Let $p \in \N$ be a natural number.

Let $S = \set {x \in \N: p \le x}$.

Let $T$ be a set.

Let $g: T \to T$ be a mapping.

Let $f: S \to T$ be the mapping defined as:

$\forall x \in S: \map f x = \begin{cases} a & : x = p \\ \map g {\map f n} & : x = n + 1 \end{cases}$

for $a \in T$.

Then $f$ is said to be recursively defined on $S$.

Peano Structure

Let $\struct {P, 0, s}$ be a Peano structure.

Let $T$ be a set.

Let $g: T \to T$ be a mapping.

Let $f: P \to T$ be the mapping defined as:

$\forall x \in P: \map f x = \begin{cases} a & : x = 0 \\ \map g {\map f n} & : x = \map s n \end{cases}$

where $a \in T$.

Then $f$ is said to be recursively defined on $P$.

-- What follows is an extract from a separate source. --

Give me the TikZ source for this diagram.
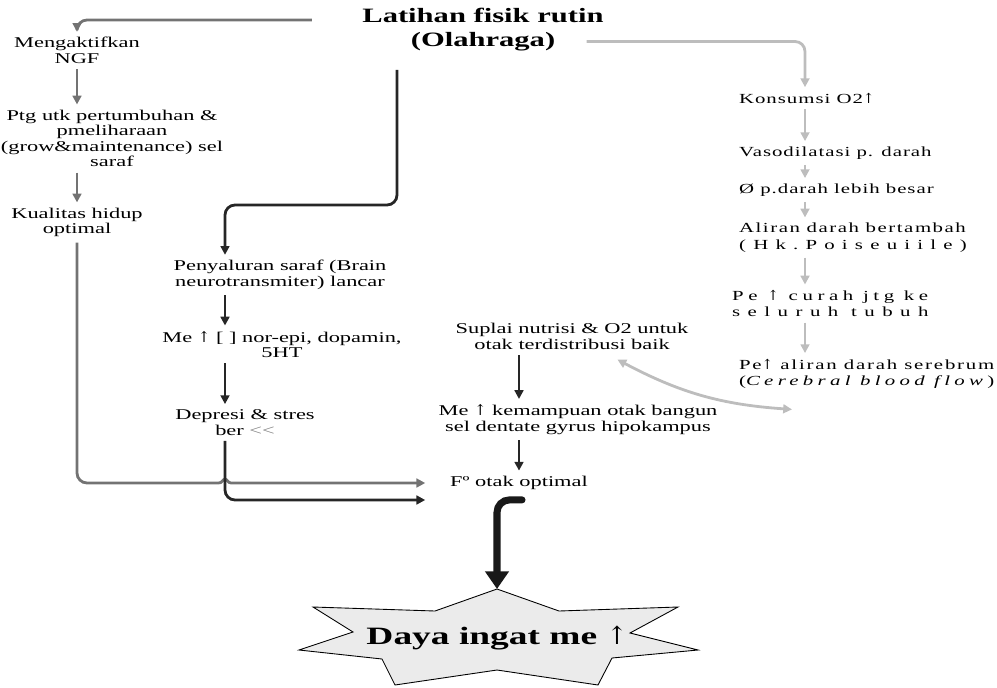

Naturally Ordered Semigroup

Let $\struct {S, \circ, \preceq}$ be a naturally ordered semigroup.

Let $p \in S$.

Let $S' = \set {x \in S: p \preceq x}$.

Let $T$ be a set.

Let $g: T \to T$ be a mapping.

Let $f: S' \to T$ be the mapping defined as:

$\forall n \in S': \map f x = \begin{cases} a & : x = p \\ \map g {\map f n} & : x = n \circ 1 \end{cases}$

where $a \in T$.

Then $f$ is said to be recursively defined on $S'$.

Minimally Inductive Set

Let $\omega$ be the minimally inductive set.

Let $T$ be a set.

Let $a \in T$.

Let $g: T \to T$ be a mapping.

Let $f: \omega \to T$ be the mapping defined as:

$\forall x \in \omega: \map f x = \begin{cases} a & : x = 0 \\ \map g {\map f n} & : x = n^+ \end{cases}$

where $n^+$ is the successor set of $n$.

Then $f$ is said to be recursively defined on $\omega$.